I have data from an experiment with four conditions and eight runs that was designed such that each run consisted of one condition (vs. baseline, of course). The fact that it’s good practice to include every condition in every run notwithstanding, is there any reason to think that scaling relative to the mean of each voxel for each run will present a problem for contrasting conditions, given that condition is somewhat confounded with run? I’m arguing no, since each condition is contrasted with its own baseline, but my argument hasn’t been very persuasive.
In the event that I’m wrong, is there any precedent for deriving the scaling factor from the baseline periods only rather than the mean of the entire run? Or are there other alternative ways of scaling the data in this situation?
is there any precedent for deriving the scaling factor from the baseline periods only rather than the mean of the entire run?

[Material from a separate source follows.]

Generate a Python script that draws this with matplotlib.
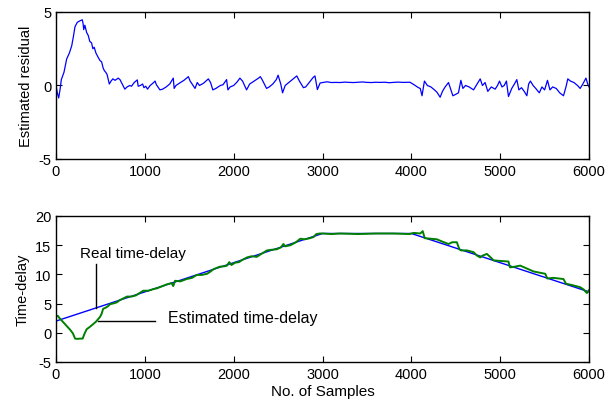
import numpy as np
import matplotlib
matplotlib.use('Agg')
import matplotlib.pyplot as plt

plt.rcParams['font.family'] = ['Liberation Sans', 'DejaVu Sans']
plt.rcParams['font.size'] = 10.5
plt.rcParams['axes.unicode_minus'] = False

# residual
res_x = [0, 15, 30, 45, 60, 90, 120, 150, 177, 195, 214, 240, 270, 296, 305, 312, 325, 345,
         363, 380, 400, 415, 430, 450, 476, 495, 514, 530, 545, 560, 575, 600, 620, 640, 665,
         700, 720, 745, 775, 800, 830, 850, 880, 915, 925, 950, 975, 990, 1010, 1030, 1060,
         1090, 1115, 1130, 1170, 1200, 1240, 1280, 1320, 1330, 1350, 1400, 1440, 1490, 1510,
         1565, 1590, 1615, 1660, 1715, 1740, 1765, 1800, 1850, 1880, 1920, 1935, 1960, 2000,
         2040, 2070, 2100, 2145, 2180, 2230, 2280, 2300, 2320, 2370, 2400, 2440, 2480, 2500,
         2530, 2550, 2580, 2620, 2660, 2710, 2740, 2785, 2810, 2850, 2895, 2915, 2942, 2973,
         3000, 3050, 3100, 3150, 3200, 3250, 3300, 3350, 3400, 3450, 3500, 3550, 3600, 3650,
         3700, 3750, 3800, 3850, 3900, 3950, 3985, 4030, 4080, 4100, 4120, 4147, 4180, 4220,
         4260, 4287, 4324, 4350, 4380, 4418, 4440, 4467, 4500, 4530, 4557, 4580, 4610, 4650,
         4700, 4740, 4775, 4800, 4830, 4860, 4900, 4943, 4970, 4992, 5020, 5045, 5070, 5093,
         5130, 5160, 5187, 5210, 5240, 5270, 5300, 5320, 5340, 5370, 5400, 5440, 5470, 5500,
         5532, 5560, 5590, 5630, 5670, 5712, 5740, 5761, 5790, 5830, 5870, 5900, 5930, 5965,
         5985, 6000]
res_y = [0.0, -0.5, -0.85, -0.3, 0.4, 0.9, 1.8, 2.2, 2.7, 3.3, 4.0, 4.3, 4.4, 4.47, 4.2, 3.8,
         4.1, 3.6, 3.4, 3.0, 2.9, 2.5, 2.6, 2.2, 1.9, 1.7, 1.6, 1.2, 1.0, 0.9, 0.75, 0.1, 0.3,
         0.45, 0.35, 0.5, 0.4, 0.1, -0.25, -0.1, 0.0, -0.05, 0.2, 0.38, -0.05, 0.0, 0.1, -0.15,
         -0.05, -0.25, 0.0, 0.15, 0.3, 0.05, -0.3, -0.25, -0.1, 0.1, 0.5, -0.2, 0.0, 0.2, 0.35,
         0.6, 0.3, -0.2, 0.2, 0.0, 0.15, 0.45, 0.2, -0.3, -0.2, 0.0, 0.05, 0.4, -0.3, -0.1, 0.0,
         0.25, 0.5, 0.3, -0.3, 0.1, 0.3, 0.5, 0.6, 0.4, -0.2, -0.1, 0.1, 0.4, 0.7, 0.1, -0.5,
         0.0, 0.2, 0.4, 0.65, 0.3, -0.15, -0.1, 0.2, 0.55, 0.65, -0.28, 0.17,
         0.2, 0.25, 0.2, 0.21, 0.2, 0.23, 0.21, 0.2, 0.22, 0.24, 0.21, 0.2, 0.22, 0.21,
         0.22, 0.19, 0.21, 0.23, 0.21, 0.22, 0.22, 0.05, -0.15, -0.2, -0.7, 0.3, 0.0, -0.1,
         -0.3, -0.45, -0.8, -0.4, -0.1, 0.2, -0.2, -0.7, -0.6, -0.5, 0.35, -0.2, 0.0, -0.1,
         -0.3, 0.1, 0.45, 0.0, 0.2, -0.4, -0.1, -0.25, 0.0, 0.3, -0.1, 0.0, 0.3, -0.75,
         -0.2, 0.1, 0.4, -0.3, -0.15, -0.4, -0.7, 0.1, 0.3, 0.0, -0.2, -0.5, -0.1, -0.3,
         0.35, -0.3, -0.1, -0.2, -0.5, -0.7, -0.1, 0.45, 0.3, 0.2, 0.0, -0.2, 0.1, 0.5,
         0.1, -0.1]

# real time-delay (blue)
real_x = [0, 3000, 4000, 6000]
real_y = [2, 17, 17, 7]

# estimated time-delay (green)
est_x = [0, 20, 40, 70, 100, 130, 160, 190, 215, 240, 270, 300, 320, 345, 380, 420, 450, 495,
         515, 530, 560, 590, 608, 640, 683, 720, 760, 800, 850, 900, 940, 983, 1040, 1100,
         1134, 1200, 1250, 1300, 1320, 1340, 1400, 1470, 1530, 1585, 1640, 1700, 1740, 1775,
         1840, 1900, 1925, 1950, 1975, 2016, 2060, 2100, 2150, 2200, 2260, 2300, 2375, 2420,
         2485, 2530, 2560, 2580, 2640, 2700, 2750, 2800, 2860, 2900, 2930, 2970, 3000, 3100,
         3200, 3400, 3600, 3800, 3980, 4024, 4100, 4128, 4150, 4220, 4287, 4350, 4418, 4460,
         4512, 4540, 4560, 4625, 4700, 4740, 4775, 4800, 4850, 4900, 4925, 5000, 5093, 5110,
         5160, 5225, 5300, 5375, 5440, 5507, 5530, 5600, 5712, 5740, 5800, 5900, 5940, 5975,
         6000]
est_y = [2.8, 2.9, 2.5, 2.0, 1.5, 1.0, 0.5, -0.1, -1.0, -1.05, -1.0, -1.0, -0.2, 0.6, 1.0,
         1.5, 1.9, 2.7, 3.3, 4.1, 4.3, 4.6, 4.9, 5.0, 5.2, 5.6, 5.9, 6.2, 6.2, 6.4, 6.8, 7.2,
         7.2, 7.5, 7.6, 8.0, 8.3, 8.5, 8.0, 8.9, 8.8, 9.2, 9.4, 9.9, 9.9, 10.1, 10.5, 10.9,
         11.3, 11.4, 11.5, 12.1, 11.6, 12.0, 12.1, 12.5, 12.9, 13.1, 13.0, 13.4, 14.1, 14.2,
         14.3, 14.6, 15.2, 14.8, 15.0, 15.5, 16.1, 16.0, 16.2, 16.4, 16.9, 17.0, 17.0, 16.9,
         17.0, 16.9, 17.0, 17.0, 16.9, 17.1, 17.0, 17.4, 16.2, 16.1, 16.0, 15.6, 15.2, 15.5,
         15.5, 14.3, 14.1, 14.1, 13.8, 13.2, 12.9, 13.2, 13.5, 12.8, 12.4, 12.3, 12.2, 11.2,
         11.3, 11.5, 11.0, 10.5, 10.3, 10.1, 9.3, 9.4, 9.2, 8.4, 8.2, 7.8, 7.4, 6.8,
         7.3]

x_ticks = [0, 1000, 2000, 3000, 4000, 5000, 6000]

fig = plt.figure(figsize=(6.12, 4.06), dpi=100)
ax1 = fig.add_axes([0.0915, 0.606, 0.871, 0.362])
ax2 = fig.add_axes([0.0915, 0.106, 0.871, 0.3596])

ax1.plot(res_x, res_y, color='#0000ff', lw=0.9)
ax1.set_xlim(0, 6000)
ax1.set_ylim(-5, 5)
ax1.set_yticks([-5, 0, 5])
ax1.set_xticks(x_ticks)
ax1.set_ylabel('Estimated residual', labelpad=4)

ax2.plot(real_x, real_y, color='#0000ff', lw=1.0)
ax2.plot(est_x, est_y, color='#008000', lw=1.4)
ax2.set_xlim(0, 6000)
ax2.set_ylim(-5, 20)
ax2.set_yticks([-5, 0, 5, 10, 15, 20])
ax2.set_xticks(x_ticks)
ax2.set_ylabel('Time-delay', labelpad=4)
ax2.set_xlabel('No. of Samples', labelpad=2, fontsize=11)

# annotations
ax2.plot([450, 450], [4.25, 11.8], color='black', lw=1)
ax2.text(270, 13.6, 'Real time-delay', fontsize=11, va='center')
ax2.plot([475, 1115], [2.05, 2.05], color='black', lw=1)
ax2.text(1260, 2.6, 'Estimated time-delay', fontsize=11.5, va='center')

for ax in (ax1, ax2):
    ax.tick_params(direction='in', top=True, right=True, length=4, labelsize=10.5)
    for s in ax.spines.values():
        s.set_linewidth(1.0)

plt.savefig('out.png', dpi=100)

Ideally the data should be scaled by the true baseline. However, we don’t really know what the true baseline is; the “baseline” value estimated by the model (e.g., 3dDeconvolve) is not necessarily the true baseline: how do we define a baseline when drifting effect is present? So, I think that scaling by the voxel-wise mean is a reasonably approximation in real practice.
Or are there other alternative ways of scaling the data in this situation?
Two popular approaches exist in neuroimaging: scaling by the global mean (averaging over the brain) and grand mean (averaging over the brain as well as across all the time points). The second one seems to be widely adopted in FMRI.